'''

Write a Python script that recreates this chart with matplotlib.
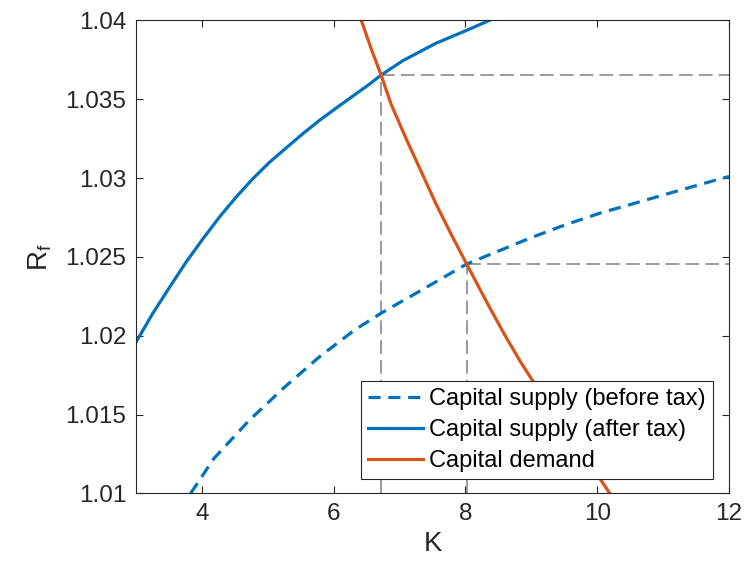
import matplotlib
matplotlib.use('Agg')
import matplotlib.pyplot as plt

plt.rcParams['font.family'] = ['Liberation Sans', 'DejaVu Sans']
plt.rcParams['mathtext.default'] = 'regular'

# Capital supply before tax (dashed)
k_before = [3.83, 4.18, 4.71, 5.25, 5.78, 6.32, 6.72, 7.39, 8.02, 8.46, 8.99,
            9.53, 10.06, 10.60, 11.13, 11.88, 12.0]
r_before = [1.0100, 1.0122, 1.0146, 1.01672, 1.01865, 1.02037, 1.02143, 1.02303,
            1.02455, 1.0253, 1.02621, 1.02706, 1.0278, 1.02844, 1.02908, 1.02997, 1.0301]

# Capital supply after tax (solid)
k_after = [3.0, 3.25, 3.51, 3.76, 4.01, 4.27, 4.52, 4.77, 5.02, 5.28, 5.53, 5.78,
           6.04, 6.29, 6.54, 6.72, 7.05, 7.55, 8.06, 8.36]
r_after = [1.01959, 1.02139, 1.02308, 1.02467, 1.02612, 1.02755, 1.0288, 1.02995,
           1.03098, 1.03192, 1.03281, 1.03365, 1.03445, 1.0352, 1.03595, 1.03654,
           1.03745, 1.03855, 1.03945, 1.0400]

# Capital demand
k_demand = [6.42, 6.57, 6.72, 6.87, 7.11, 7.33, 7.56, 7.80, 8.02, 8.34, 8.59,
            8.84, 9.10, 9.35, 9.60, 9.86, 10.19]
r_demand = [1.0400, 1.0382, 1.03654, 1.0347, 1.0324, 1.0304, 1.0283, 1.0263,
            1.02453, 1.0220, 1.0201, 1.01831, 1.01663, 1.01505, 1.01353, 1.01206, 1.0100]

# equilibria (after tax, before tax)
k_eq = [6.72, 8.02]
r_eq = [1.03654, 1.02453]

xticks = [4, 6, 8, 10, 12]
yticks = [1.01, 1.015, 1.02, 1.025, 1.03, 1.035, 1.04]
ytick_labels = ['1.01', '1.015', '1.02', '1.025', '1.03', '1.035', '1.04']

blue = '#0072BD'
orange = '#D95319'
axcol = '#262626'

fig = plt.figure(figsize=(7.45, 5.69), dpi=100)
ax = fig.add_axes([0.1826, 0.133, 0.7959, 0.831])

x_lo, x_hi = 3, 12
y_lo, y_hi = 1.01, 1.04

# guide lines
for k, r in zip(k_eq, r_eq):
    ax.plot([k, k], [y_lo, r], color='#808080', lw=1.1, dashes=(9, 4))
    ax.plot([k, x_hi], [r, r], color='#808080', lw=1.1, dashes=(9, 4))

ax.plot(k_before, r_before, color=blue, lw=2.3, dashes=(3.8, 2.4),
        label='Capital supply (before tax)')
ax.plot(k_after, r_after, color=blue, lw=2.3, label='Capital supply (after tax)')
ax.plot(k_demand, r_demand, color=orange, lw=2.3, label='Capital demand')

ax.set_xlim(x_lo, x_hi)
ax.set_ylim(y_lo, y_hi)
ax.set_xticks(xticks)
ax.set_yticks(yticks)
ax.set_yticklabels(ytick_labels)
ax.tick_params(direction='in', length=5, width=0.8, top=True, right=True,
               labelsize=17.5, colors=axcol, pad=7)
for s in ax.spines.values():
    s.set_color(axcol)
    s.set_linewidth(0.8)

ax.set_xlabel('K', fontsize=20, color=axcol, labelpad=4)
ax.set_ylabel('R$_{f}$', fontsize=20, color=axcol, labelpad=8)

leg = ax.legend(loc='lower right', bbox_to_anchor=(0.973, 0.030), borderaxespad=0,
                fontsize=17, frameon=True, fancybox=False, handlelength=2.35,
                handletextpad=0.25, labelspacing=0.38, borderpad=0.3)
leg.get_frame().set_edgecolor(axcol)
leg.get_frame().set_linewidth(0.8)
leg.get_frame().set_alpha(1)

fig.savefig('out.png', dpi=100)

'''

(What to do):
Transcribe the opening line of the listing above, please, and every line after it through the line with "plt.rcParams['mathtext.default'] = 'regular'", word for word, without pictures.

(Final answer):
Write a Python script that recreates this chart with matplotlib.
import matplotlib
matplotlib.use('Agg')
import matplotlib.pyplot as plt

plt.rcParams['font.family'] = ['Liberation Sans', 'DejaVu Sans']
plt.rcParams['mathtext.default'] = 'regular'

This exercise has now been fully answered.